New Orleans was one of those “bucket lists” trips; I dreamt of going, I fantasized about living there and riding streetcars up and down said Canal Street and finally made it there on a spur of the moment unplanned week long vacation thanks to last minute deals on airfares and booking.com. I still have to make it both to Mardi Gras and the Jazz Festival ( my bucket lists keep growing).


I was in New Orleans in August and that probably explains why I managed to stay at the Royal Sonesta for a fraction of the normal price; not everyone enjoys extreme heat and humidity which seems to be my favorite kind of weather. Still, for a week, I enjoyed New Orleans on my own, which undoubtedly contributed to a very intense and emotional experience of the city, I was even serenaded by Jay-Ray & Gee who sang Chuck Berry’s Nadine to me on Royal Street in the rain, just after I bought the purple umbrella.

serenade.JPG

Everything I experienced during that week, from daydreaming at Maskarade, to walking the corridor to Preservation Hall, to the aftermaths of Katrina in the form of an exhibition at The Presbytère, to entering William Faulkner’s house, to the beignets at Café du Monde, to the cooking lesson and cemetery tour and the very special music tour with a group of tour guides, to the delightful accent and politeness of everyone I met to the simple fact that “going home” for a whole week meant heading to 300 Bourbon Street, all this made me buy a gold lurex dress.

bourbon

In a way, it embodies all the feelings of longing to go back and the wild plans of ditching normal life and reinventing myself as an apprentice voodoo priestess or a sultry Jazz singer and having my own luxurious fern covered balcony.

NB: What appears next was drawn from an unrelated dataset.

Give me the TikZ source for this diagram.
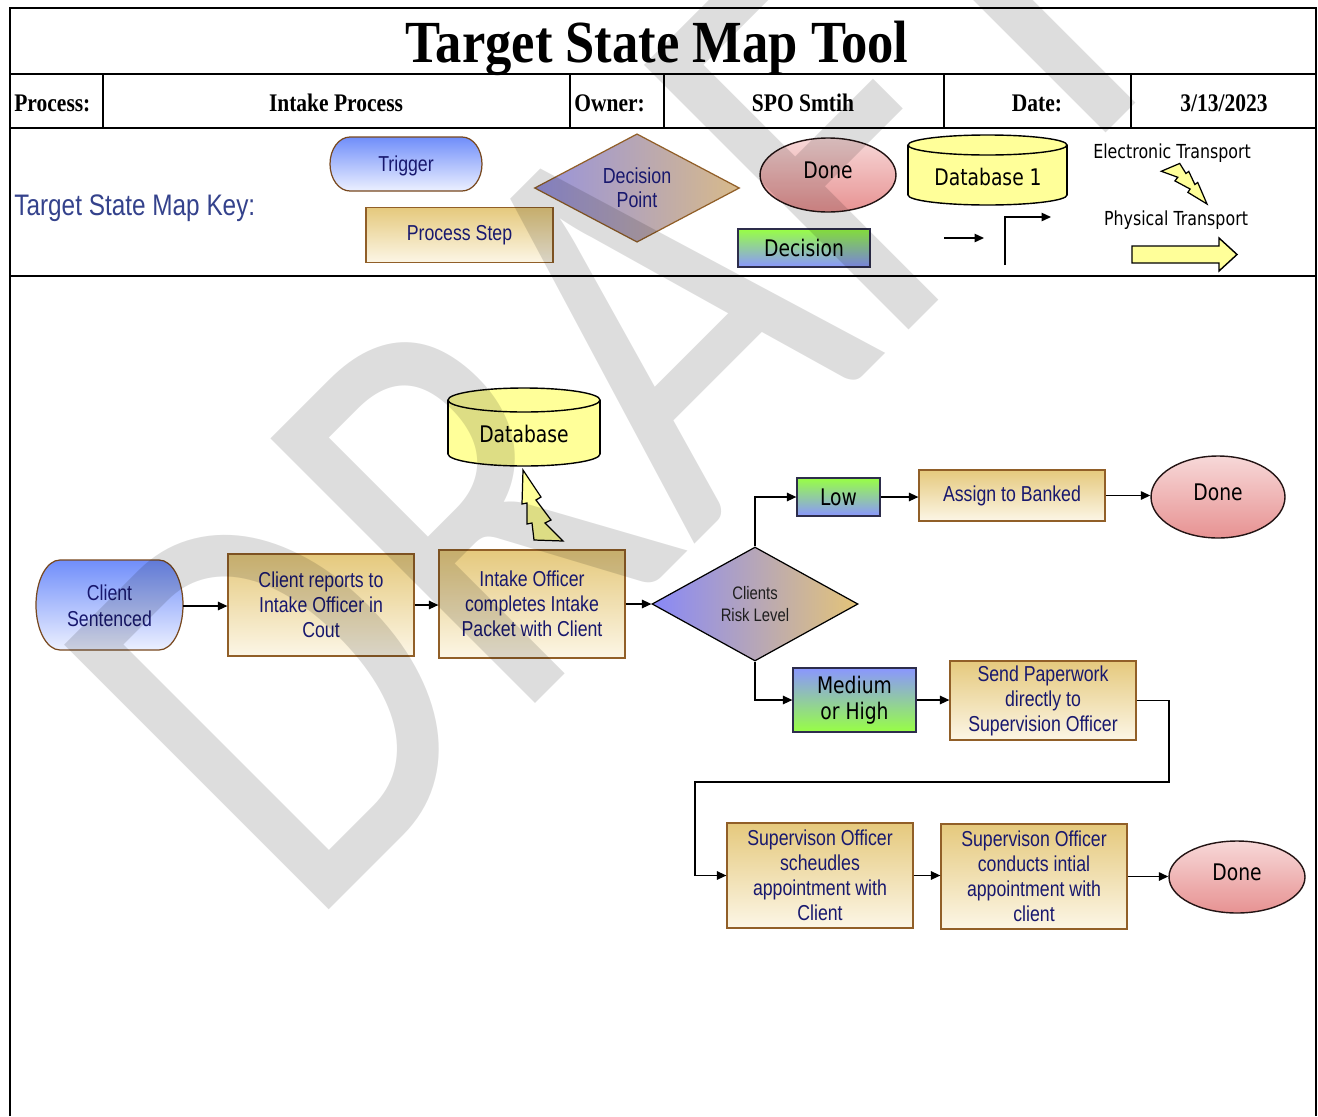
\documentclass[tikz,border=0pt]{standalone}
\usepackage{fontspec}
\setmainfont{Liberation Serif}
\newfontfamily\hdrfont{Liberation Serif}[FakeStretch=0.85]
\newfontfamily\titlefont{Liberation Serif}[FakeStretch=0.88]
\newfontfamily\narrowfont{Liberation Sans}[FakeStretch=0.82]
\newfontfamily\tahfont{DejaVu Sans}[FakeStretch=0.82]
\newfontfamily\wmfont{Carlito}[FakeStretch=0.81]
\usetikzlibrary{shapes.geometric,arrows.meta}

\definecolor{navytext}{RGB}{24,24,110}
\definecolor{keyblue}{RGB}{52,66,140}
\definecolor{proctop}{RGB}{229,201,125}
\definecolor{procbot}{RGB}{252,246,230}
\definecolor{procedge}{RGB}{145,95,40}
\definecolor{trigtop}{RGB}{112,142,250}
\definecolor{trigbot}{RGB}{236,240,255}
\definecolor{trigedge}{RGB}{120,72,30}
\definecolor{decgreen}{RGB}{152,255,68}
\definecolor{decblue}{RGB}{138,150,255}
\definecolor{decedge}{RGB}{45,45,75}
\definecolor{diaL}{RGB}{136,136,248}
\definecolor{diaR}{RGB}{228,196,120}
\definecolor{keydiaL}{RGB}{150,146,222}
\definecolor{keydiaR}{RGB}{216,186,138}
\definecolor{donetop}{RGB}{247,216,216}
\definecolor{donebot}{RGB}{231,146,146}
\definecolor{doneedge}{RGB}{35,20,20}
\definecolor{cylyellow}{RGB}{255,255,153}
\definecolor{risktext}{RGB}{30,30,30}

\begin{document}
\begin{tikzpicture}[x=0.02cm,y=-0.02cm,
  frameline/.style={draw=black,line width=0.85pt},
  rule/.style={draw=black,line width=1.7pt},
  flow/.style={draw=black,line width=0.85pt,-{Triangle[length=5.4pt,width=4.8pt]}},
  procbox/.style={rectangle,draw=procedge,line width=0.7pt,top color=proctop,bottom color=procbot,
    text=navytext,font=\narrowfont\fontsize{12.3}{14.2}\selectfont,align=center,inner sep=0pt,
    minimum width=3.72cm},
  stadtext/.style={inner sep=0pt,text=navytext,font=\narrowfont\fontsize{12.3}{14.8}\selectfont,align=center},
  stadshape/.style={draw=trigedge,line width=0.7pt,top color=trigtop,bottom color=trigbot},
  gobox/.style={rectangle,draw=decedge,line width=0.7pt,top color=decgreen,bottom color=decblue,
    font=\tahfont\fontsize{13}{14.7}\selectfont,align=center,inner sep=0pt},
  riskbox/.style={gobox,top color=decblue,bottom color=decgreen},
  doneoval/.style={ellipse,draw=doneedge,line width=0.8pt,top color=donetop,bottom color=donebot,
    font=\tahfont\fontsize{13}{15}\selectfont,inner sep=0pt,text depth=6pt},
  cyl/.style={fill=cylyellow,draw=black,line width=0.8pt},
  dbtext/.style={font=\tahfont\fontsize{13}{15}\selectfont,inner sep=0pt},
  keysmall/.style={font=\tahfont\fontsize{11}{13}\selectfont,inner sep=0pt},
  hdr/.style={font=\hdrfont\bfseries\fontsize{14.4}{17}\selectfont,inner sep=0pt,anchor=base},
  boltstyle/.style={fill=cylyellow,draw=black,line width=0.7pt,line join=miter},
  bolt/.pic={\path[boltstyle] (0,0) -- (18,27) -- (13,30) -- (28,50) -- (22,53) -- (40,71)
     -- (11,70) -- (9,53) -- (4,54) -- (4,33) -- (-1,34) -- cycle;}
]
\useasboundingbox (0,0) rectangle (1318,1116);
\fill[white] (0,0) rectangle (1318,1116);

% ---------- form frame ----------
\draw[frameline] (10,1116) -- (10,8) -- (1316,8) -- (1316,1116);
\draw[rule] (10,74) -- (1316,74);
\draw[rule] (10,128) -- (1316,128);
\draw[rule] (10,276) -- (1316,276);
\foreach \xx in {103,570,664,944,1131} \draw[frameline] (\xx,74) -- (\xx,128);

\node[anchor=base,inner sep=0pt,font=\titlefont\bfseries\fontsize{34}{40}\selectfont] (title) at (657,62) {Target State Map Tool};
\node[hdr,anchor=base west] (plabel) at (14,111) {Process:};
\node[hdr] (pval) at (336,111) {Intake Process};
\node[hdr,anchor=base west] (olabel) at (574,111) {Owner:};
\node[hdr] (oval) at (803,111) {SPO Smtih};
\node[hdr] (dlabel) at (1037,111) {Date:};
\node[hdr] (dval) at (1224,111) {3/13/2023};

% ---------- key ----------
\node[anchor=base west,inner sep=0pt,text=keyblue,font=\narrowfont\fontsize{16.9}{20}\selectfont] (keytitle) at (14,215) {Target State Map Key:};

\path[stadshape] (350,137) -- (462,137) arc[start angle=-90,end angle=90,x radius=20,y radius=27]
  -- (350,191) arc[start angle=90,end angle=270,x radius=20,y radius=27] -- cycle;
\node[stadtext,minimum width=3.04cm,minimum height=1.08cm] (ktrig) at (406,166) {Trigger};

\node[procbox,minimum width=3.74cm,minimum height=1.10cm] (kproc) at (459.5,235) {Process Step};

\node[diamond,draw=procedge,line width=0.7pt,left color=keydiaL,right color=keydiaR,
  minimum width=4.10cm,minimum height=1.74cm,inner sep=0pt,text=navytext,
  font=\narrowfont\fontsize{12.4}{13.6}\selectfont,align=center] (kdia) at (637,188) {Decision\\Point};

\node[doneoval,minimum width=2.72cm,minimum height=1.48cm] (kdone) at (828,175) {Done};

\filldraw[cyl] (987.5,195) ellipse [x radius=79.5,y radius=10];
\fill[cylyellow] (908,145) rectangle (1067,195);
\draw[black,line width=0.8pt] (908,145) -- (908,195) (1067,145) -- (1067,195);
\filldraw[cyl] (987.5,145) ellipse [x radius=79.5,y radius=10];
\node[dbtext] (kdb) at (988,177) {Database 1};

\node[gobox,minimum width=2.64cm,minimum height=0.76cm] (kdec) at (804,248) {Decision};

\coordinate (ka1) at (944,238);
\coordinate (ka2) at (984,238);
\draw[flow] (ka1) -- (ka2);
\coordinate (kb1) at (1005,265);
\coordinate (kb2) at (1051,217);
\draw[flow] (kb1) |- (kb2);

\node[keysmall] (ket) at (1172,153) {Electronic Transport};
\pic[rotate=205,scale=0.69] at (1207,204) {bolt};
\node[keysmall] (kpt) at (1176,220) {Physical Transport};
\filldraw[fill=cylyellow,draw=black,line width=0.8pt] (1132,246) -- (1219,246) -- (1219,238)
  -- (1237,254.5) -- (1219,271) -- (1219,263) -- (1132,263) -- cycle;

% ---------- intake process ----------
\path[stadshape] (60,560) -- (159,560) arc[start angle=-90,end angle=90,x radius=24,y radius=45]
  -- (60,650) arc[start angle=90,end angle=270,x radius=24,y radius=45] -- cycle;
\node[stadtext,minimum width=2.94cm,minimum height=1.80cm] (cs) at (109.5,606) {Client\\Sentenced};

\node[procbox,minimum height=2.04cm] (cr) at (321,605) {Client reports to\\Intake Officer in\\Cout};
\node[procbox,minimum height=2.16cm] (io) at (532,604) {Intake Officer\\completes Intake\\Packet with Client};

\filldraw[cyl] (524,454) ellipse [x radius=76,y radius=12];
\fill[cylyellow] (448,400) rectangle (600,454);
\draw[black,line width=0.8pt] (448,400) -- (448,454) (600,400) -- (600,454);
\filldraw[cyl] (524,400) ellipse [x radius=76,y radius=12];
\node[dbtext] (db) at (524,434) {Database};
\pic at (523,470) {bolt};

\node[diamond,draw=black,line width=0.7pt,left color=diaL,right color=diaR,
  minimum width=4.12cm,minimum height=2.28cm,inner sep=0pt,text=risktext,
  font=\narrowfont\fontsize{10.3}{12.5}\selectfont,align=center] (risk) at (755,604) {Clients\\Risk Level};

\node[gobox,minimum width=1.66cm,minimum height=0.76cm] (low) at (838.5,497) {Low};
\node[procbox,minimum height=1.02cm] (asg) at (1012,495.5) {Assign to Banked};
\node[doneoval,minimum width=2.68cm,minimum height=1.64cm] (done1) at (1218,497) {Done};

\node[riskbox,minimum width=2.46cm,minimum height=1.28cm] (med) at (854.5,700) {Medium\\or High};
\node[procbox,minimum height=1.58cm] (spw) at (1043,700.5) {Send Paperwork\\directly to\\Supervision Officer};

\node[procbox,minimum height=2.10cm] (so1) at (820,875.5) {Supervison Officer\\scheudles\\appointment with\\Client};
\node[procbox,minimum height=2.10cm] (so2) at (1034,876.5) {Supervison Officer\\conducts intial\\appointment with\\client};
\node[doneoval,minimum width=2.72cm,minimum height=1.44cm] (done2) at (1237,877) {Done};

% ---------- connectors ----------
\draw[flow] (cs.east) -- (cs.east -| cr.west);
\draw[flow] (cr.east) -- (cr.east -| io.west);
\draw[flow] (io.east) -- (io.east -| risk.west);
\draw[flow] (risk.north) |- (low.west);
\draw[flow] (low.east) -- (low.east -| asg.west);
\draw[flow] (asg.east) -- (asg.east -| done1.west);
\draw[flow] (risk.south) |- (med.west);
\draw[flow] (med.east) -- (med.east -| spw.west);
\coordinate (r1) at (1169,782);
\coordinate (r2) at (695,782);
\draw[flow] (spw.east) -| (r1) -- (r2) |- (so1.west);
\draw[flow] (so1.east) -- (so1.east -| so2.west);
\draw[flow] (so2.east) -- (so2.east -| done2.west);

% ---------- watermark ----------
\node[rotate=45,anchor=base west,inner sep=0pt,text=black,text opacity=0.135,
  font=\wmfont\fontsize{332}{332}\selectfont] (wm) at (306,933) {DRAFT};
\end{tikzpicture}
\end{document}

Time to let it go because, as with so many of my errors, it does not fit me as gloriously as it will a curvier lady.

dancing in the rain

 

 

 

Gus Mayer photo via Louisiana Digital Library; all other photos are my own

Ms. Berta’s beaded jersey 

Ms. Berta used to own an antique / vintage store at Galerias Lumière in Porto. Now reborn into a beautifully retro gourmet, design space quoted on most
tourist and “what to do in Porto” guides, these galleries opened in 1978 as one of the first shopping centers in Porto. Most of us growing up in the 80s remember the space as a movie theater with two cinema rooms (A and L). The cinemas closed down in 1997 and are now a parking lot, others businesses, like the store that sold all sorts of collectibles from coins to stamps to postcards and pocket calendars slowly died.

I started going to Ms. Berta’s store when I was in high school, which means I was mostly a window shopper kind of client until I built up the courage to get in and graduate into the browser / snooper kind. I was fascinated by the antique jewelry and lace gloves but the first thing a managed to buy from her was a 1960s handbag that I still own. This coral beaded jersey was bought on the last month or so before Ms. Berta closed her shop for good. I remember the day, I remember fragments of the conversation and that she had a friend and her grandson with her. Sadly I don’t remember the exact date. This was the first time I understood buying vintage clothes as creating bonds. It was her jersey. She had had it made for her and was letting it go. A piece of someone’s story that, unfortunately, faits a little too big on me. I’m also ready to let it go.